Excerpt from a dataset
##########

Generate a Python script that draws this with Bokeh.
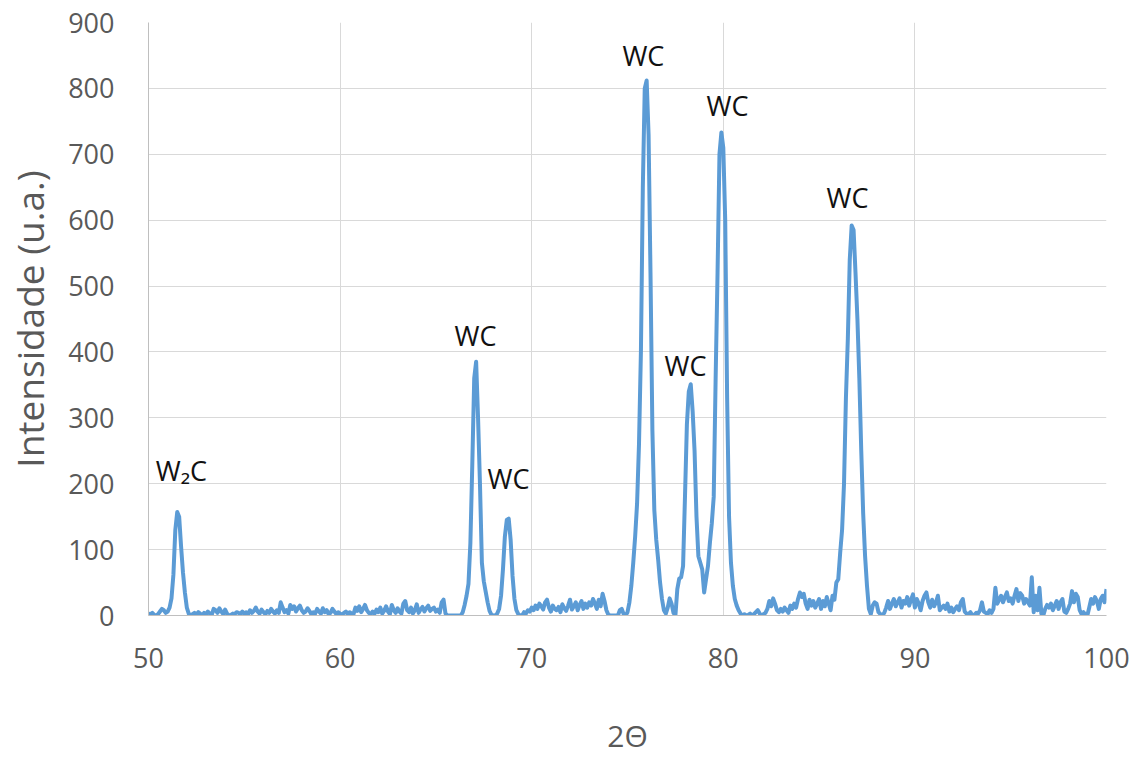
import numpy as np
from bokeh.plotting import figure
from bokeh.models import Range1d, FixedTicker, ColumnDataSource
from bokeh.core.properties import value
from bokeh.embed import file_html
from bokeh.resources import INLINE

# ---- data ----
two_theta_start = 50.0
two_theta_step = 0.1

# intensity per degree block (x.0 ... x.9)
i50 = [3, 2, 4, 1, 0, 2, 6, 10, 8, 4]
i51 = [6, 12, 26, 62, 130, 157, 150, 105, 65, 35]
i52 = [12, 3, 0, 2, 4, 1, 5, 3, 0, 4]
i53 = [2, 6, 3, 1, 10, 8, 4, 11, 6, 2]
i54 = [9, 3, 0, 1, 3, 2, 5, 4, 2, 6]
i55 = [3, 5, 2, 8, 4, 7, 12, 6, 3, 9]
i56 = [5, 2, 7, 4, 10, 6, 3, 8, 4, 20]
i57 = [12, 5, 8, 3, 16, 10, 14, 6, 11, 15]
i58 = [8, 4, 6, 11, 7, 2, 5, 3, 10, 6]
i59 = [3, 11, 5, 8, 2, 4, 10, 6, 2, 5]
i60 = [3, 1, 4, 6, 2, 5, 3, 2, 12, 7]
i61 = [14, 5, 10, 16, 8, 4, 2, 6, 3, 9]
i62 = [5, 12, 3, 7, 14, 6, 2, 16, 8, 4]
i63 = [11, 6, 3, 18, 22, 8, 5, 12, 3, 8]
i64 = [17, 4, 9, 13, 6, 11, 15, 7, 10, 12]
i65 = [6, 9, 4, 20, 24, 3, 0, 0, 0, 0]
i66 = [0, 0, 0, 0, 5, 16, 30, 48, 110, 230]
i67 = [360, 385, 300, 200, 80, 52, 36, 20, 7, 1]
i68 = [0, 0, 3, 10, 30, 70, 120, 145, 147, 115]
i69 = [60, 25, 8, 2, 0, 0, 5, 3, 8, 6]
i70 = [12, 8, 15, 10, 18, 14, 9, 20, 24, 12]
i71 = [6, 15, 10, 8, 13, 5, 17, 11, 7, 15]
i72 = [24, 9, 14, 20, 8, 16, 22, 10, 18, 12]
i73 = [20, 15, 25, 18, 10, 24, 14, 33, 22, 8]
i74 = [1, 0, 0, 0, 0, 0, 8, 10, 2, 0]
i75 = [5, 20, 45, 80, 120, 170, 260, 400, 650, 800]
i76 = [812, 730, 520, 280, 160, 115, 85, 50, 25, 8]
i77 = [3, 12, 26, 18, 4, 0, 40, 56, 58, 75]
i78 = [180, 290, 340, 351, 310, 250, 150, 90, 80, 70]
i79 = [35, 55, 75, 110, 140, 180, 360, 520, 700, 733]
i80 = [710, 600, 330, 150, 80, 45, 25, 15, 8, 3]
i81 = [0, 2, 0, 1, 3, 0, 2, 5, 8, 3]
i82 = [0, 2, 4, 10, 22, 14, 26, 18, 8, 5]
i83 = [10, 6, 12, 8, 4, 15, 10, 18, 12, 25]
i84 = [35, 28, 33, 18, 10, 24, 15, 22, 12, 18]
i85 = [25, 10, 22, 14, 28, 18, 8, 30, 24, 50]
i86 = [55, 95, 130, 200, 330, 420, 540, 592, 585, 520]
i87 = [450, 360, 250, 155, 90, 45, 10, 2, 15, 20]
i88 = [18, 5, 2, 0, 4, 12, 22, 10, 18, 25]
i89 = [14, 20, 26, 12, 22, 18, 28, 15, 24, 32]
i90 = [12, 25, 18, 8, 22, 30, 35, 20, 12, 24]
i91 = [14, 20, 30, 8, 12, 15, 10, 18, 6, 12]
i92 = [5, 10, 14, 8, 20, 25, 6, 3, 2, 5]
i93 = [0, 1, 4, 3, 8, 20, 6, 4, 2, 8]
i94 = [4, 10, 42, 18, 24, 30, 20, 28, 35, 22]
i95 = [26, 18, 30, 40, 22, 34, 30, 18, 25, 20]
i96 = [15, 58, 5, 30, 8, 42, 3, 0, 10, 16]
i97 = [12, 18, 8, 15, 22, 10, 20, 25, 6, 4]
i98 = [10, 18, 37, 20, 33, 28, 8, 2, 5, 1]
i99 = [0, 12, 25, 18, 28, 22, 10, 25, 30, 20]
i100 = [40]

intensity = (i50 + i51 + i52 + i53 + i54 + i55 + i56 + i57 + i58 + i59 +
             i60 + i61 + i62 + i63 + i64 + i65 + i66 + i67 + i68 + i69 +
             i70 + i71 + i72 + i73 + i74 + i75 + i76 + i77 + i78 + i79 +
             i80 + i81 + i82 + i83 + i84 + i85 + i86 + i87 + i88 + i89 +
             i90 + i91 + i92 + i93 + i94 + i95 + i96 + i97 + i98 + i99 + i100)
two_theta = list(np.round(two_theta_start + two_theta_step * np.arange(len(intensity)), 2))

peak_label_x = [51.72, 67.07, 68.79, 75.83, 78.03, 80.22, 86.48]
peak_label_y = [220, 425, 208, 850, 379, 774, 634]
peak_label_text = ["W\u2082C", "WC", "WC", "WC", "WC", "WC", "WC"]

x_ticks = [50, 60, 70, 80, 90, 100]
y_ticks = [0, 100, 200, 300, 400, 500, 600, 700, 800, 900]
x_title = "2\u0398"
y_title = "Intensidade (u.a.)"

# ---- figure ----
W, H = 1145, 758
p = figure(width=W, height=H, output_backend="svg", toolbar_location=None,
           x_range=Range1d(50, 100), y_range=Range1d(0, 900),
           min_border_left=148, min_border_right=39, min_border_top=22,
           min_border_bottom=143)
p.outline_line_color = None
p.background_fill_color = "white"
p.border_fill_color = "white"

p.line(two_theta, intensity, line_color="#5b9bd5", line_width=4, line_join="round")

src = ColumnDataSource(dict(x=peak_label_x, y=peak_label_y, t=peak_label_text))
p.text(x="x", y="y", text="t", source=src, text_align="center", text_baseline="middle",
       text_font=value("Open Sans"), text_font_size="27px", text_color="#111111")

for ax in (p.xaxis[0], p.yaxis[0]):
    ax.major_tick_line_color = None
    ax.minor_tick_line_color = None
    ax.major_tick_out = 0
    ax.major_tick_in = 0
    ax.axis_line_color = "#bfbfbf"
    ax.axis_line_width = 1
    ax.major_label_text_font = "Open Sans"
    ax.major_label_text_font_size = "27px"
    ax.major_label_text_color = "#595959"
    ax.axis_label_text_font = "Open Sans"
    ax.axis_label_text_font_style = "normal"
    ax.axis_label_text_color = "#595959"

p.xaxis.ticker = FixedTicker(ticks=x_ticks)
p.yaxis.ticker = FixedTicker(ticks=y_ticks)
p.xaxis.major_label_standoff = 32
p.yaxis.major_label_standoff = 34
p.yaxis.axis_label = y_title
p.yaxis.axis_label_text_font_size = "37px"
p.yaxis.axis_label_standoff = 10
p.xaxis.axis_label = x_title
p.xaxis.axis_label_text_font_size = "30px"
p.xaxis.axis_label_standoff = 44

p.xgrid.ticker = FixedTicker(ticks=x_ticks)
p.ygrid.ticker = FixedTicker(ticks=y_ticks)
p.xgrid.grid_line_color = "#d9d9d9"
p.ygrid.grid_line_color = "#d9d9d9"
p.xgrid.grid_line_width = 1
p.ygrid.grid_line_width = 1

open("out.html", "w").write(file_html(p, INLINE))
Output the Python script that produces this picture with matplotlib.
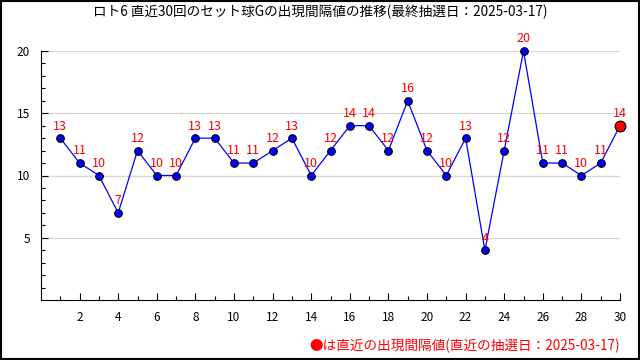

##########

**DIRECTIVE**
Transcribe all the lines above exactly, apart from the pictures.

**ANSWER TO THE PROBLEM**
Generate a Python script that draws this with Bokeh.
import numpy as np
from bokeh.plotting import figure
from bokeh.models import Range1d, FixedTicker, ColumnDataSource
from bokeh.core.properties import value
from bokeh.embed import file_html
from bokeh.resources import INLINE

# ---- data ----
two_theta_start = 50.0
two_theta_step = 0.1

# intensity per degree block (x.0 ... x.9)
i50 = [3, 2, 4, 1, 0, 2, 6, 10, 8, 4]
i51 = [6, 12, 26, 62, 130, 157, 150, 105, 65, 35]
i52 = [12, 3, 0, 2, 4, 1, 5, 3, 0, 4]
i53 = [2, 6, 3, 1, 10, 8, 4, 11, 6, 2]
i54 = [9, 3, 0, 1, 3, 2, 5, 4, 2, 6]
i55 = [3, 5, 2, 8, 4, 7, 12, 6, 3, 9]
i56 = [5, 2, 7, 4, 10, 6, 3, 8, 4, 20]
i57 = [12, 5, 8, 3, 16, 10, 14, 6, 11, 15]
i58 = [8, 4, 6, 11, 7, 2, 5, 3, 10, 6]
i59 = [3, 11, 5, 8, 2, 4, 10, 6, 2, 5]
i60 = [3, 1, 4, 6, 2, 5, 3, 2, 12, 7]
i61 = [14, 5, 10, 16, 8, 4, 2, 6, 3, 9]
i62 = [5, 12, 3, 7, 14, 6, 2, 16, 8, 4]
i63 = [11, 6, 3, 18, 22, 8, 5, 12, 3, 8]
i64 = [17, 4, 9, 13, 6, 11, 15, 7, 10, 12]
i65 = [6, 9, 4, 20, 24, 3, 0, 0, 0, 0]
i66 = [0, 0, 0, 0, 5, 16, 30, 48, 110, 230]
i67 = [360, 385, 300, 200, 80, 52, 36, 20, 7, 1]
i68 = [0, 0, 3, 10, 30, 70, 120, 145, 147, 115]
i69 = [60, 25, 8, 2, 0, 0, 5, 3, 8, 6]
i70 = [12, 8, 15, 10, 18, 14, 9, 20, 24, 12]
i71 = [6, 15, 10, 8, 13, 5, 17, 11, 7, 15]
i72 = [24, 9, 14, 20, 8, 16, 22, 10, 18, 12]
i73 = [20, 15, 25, 18, 10, 24, 14, 33, 22, 8]
i74 = [1, 0, 0, 0, 0, 0, 8, 10, 2, 0]
i75 = [5, 20, 45, 80, 120, 170, 260, 400, 650, 800]
i76 = [812, 730, 520, 280, 160, 115, 85, 50, 25, 8]
i77 = [3, 12, 26, 18, 4, 0, 40, 56, 58, 75]
i78 = [180, 290, 340, 351, 310, 250, 150, 90, 80, 70]
i79 = [35, 55, 75, 110, 140, 180, 360, 520, 700, 733]
i80 = [710, 600, 330, 150, 80, 45, 25, 15, 8, 3]
i81 = [0, 2, 0, 1, 3, 0, 2, 5, 8, 3]
i82 = [0, 2, 4, 10, 22, 14, 26, 18, 8, 5]
i83 = [10, 6, 12, 8, 4, 15, 10, 18, 12, 25]
i84 = [35, 28, 33, 18, 10, 24, 15, 22, 12, 18]
i85 = [25, 10, 22, 14, 28, 18, 8, 30, 24, 50]
i86 = [55, 95, 130, 200, 330, 420, 540, 592, 585, 520]
i87 = [450, 360, 250, 155, 90, 45, 10, 2, 15, 20]
i88 = [18, 5, 2, 0, 4, 12, 22, 10, 18, 25]
i89 = [14, 20, 26, 12, 22, 18, 28, 15, 24, 32]
i90 = [12, 25, 18, 8, 22, 30, 35, 20, 12, 24]
i91 = [14, 20, 30, 8, 12, 15, 10, 18, 6, 12]
i92 = [5, 10, 14, 8, 20, 25, 6, 3, 2, 5]
i93 = [0, 1, 4, 3, 8, 20, 6, 4, 2, 8]
i94 = [4, 10, 42, 18, 24, 30, 20, 28, 35, 22]
i95 = [26, 18, 30, 40, 22, 34, 30, 18, 25, 20]
i96 = [15, 58, 5, 30, 8, 42, 3, 0, 10, 16]
i97 = [12, 18, 8, 15, 22, 10, 20, 25, 6, 4]
i98 = [10, 18, 37, 20, 33, 28, 8, 2, 5, 1]
i99 = [0, 12, 25, 18, 28, 22, 10, 25, 30, 20]
i100 = [40]

intensity = (i50 + i51 + i52 + i53 + i54 + i55 + i56 + i57 + i58 + i59 +
             i60 + i61 + i62 + i63 + i64 + i65 + i66 + i67 + i68 + i69 +
             i70 + i71 + i72 + i73 + i74 + i75 + i76 + i77 + i78 + i79 +
             i80 + i81 + i82 + i83 + i84 + i85 + i86 + i87 + i88 + i89 +
             i90 + i91 + i92 + i93 + i94 + i95 + i96 + i97 + i98 + i99 + i100)
two_theta = list(np.round(two_theta_start + two_theta_step * np.arange(len(intensity)), 2))

peak_label_x = [51.72, 67.07, 68.79, 75.83, 78.03, 80.22, 86.48]
peak_label_y = [220, 425, 208, 850, 379, 774, 634]
peak_label_text = ["W\u2082C", "WC", "WC", "WC", "WC", "WC", "WC"]

x_ticks = [50, 60, 70, 80, 90, 100]
y_ticks = [0, 100, 200, 300, 400, 500, 600, 700, 800, 900]
x_title = "2\u0398"
y_title = "Intensidade (u.a.)"

# ---- figure ----
W, H = 1145, 758
p = figure(width=W, height=H, output_backend="svg", toolbar_location=None,
           x_range=Range1d(50, 100), y_range=Range1d(0, 900),
           min_border_left=148, min_border_right=39, min_border_top=22,
           min_border_bottom=143)
p.outline_line_color = None
p.background_fill_color = "white"
p.border_fill_color = "white"

p.line(two_theta, intensity, line_color="#5b9bd5", line_width=4, line_join="round")

src = ColumnDataSource(dict(x=peak_label_x, y=peak_label_y, t=peak_label_text))
p.text(x="x", y="y", text="t", source=src, text_align="center", text_baseline="middle",
       text_font=value("Open Sans"), text_font_size="27px", text_color="#111111")

for ax in (p.xaxis[0], p.yaxis[0]):
    ax.major_tick_line_color = None
    ax.minor_tick_line_color = None
    ax.major_tick_out = 0
    ax.major_tick_in = 0
    ax.axis_line_color = "#bfbfbf"
    ax.axis_line_width = 1
    ax.major_label_text_font = "Open Sans"
    ax.major_label_text_font_size = "27px"
    ax.major_label_text_color = "#595959"
    ax.axis_label_text_font = "Open Sans"
    ax.axis_label_text_font_style = "normal"
    ax.axis_label_text_color = "#595959"

p.xaxis.ticker = FixedTicker(ticks=x_ticks)
p.yaxis.ticker = FixedTicker(ticks=y_ticks)
p.xaxis.major_label_standoff = 32
p.yaxis.major_label_standoff = 34
p.yaxis.axis_label = y_title
p.yaxis.axis_label_text_font_size = "37px"
p.yaxis.axis_label_standoff = 10
p.xaxis.axis_label = x_title
p.xaxis.axis_label_text_font_size = "30px"
p.xaxis.axis_label_standoff = 44

p.xgrid.ticker = FixedTicker(ticks=x_ticks)
p.ygrid.ticker = FixedTicker(ticks=y_ticks)
p.xgrid.grid_line_color = "#d9d9d9"
p.ygrid.grid_line_color = "#d9d9d9"
p.xgrid.grid_line_width = 1
p.ygrid.grid_line_width = 1

open("out.html", "w").write(file_html(p, INLINE))
Output the Python script that produces this picture with matplotlib.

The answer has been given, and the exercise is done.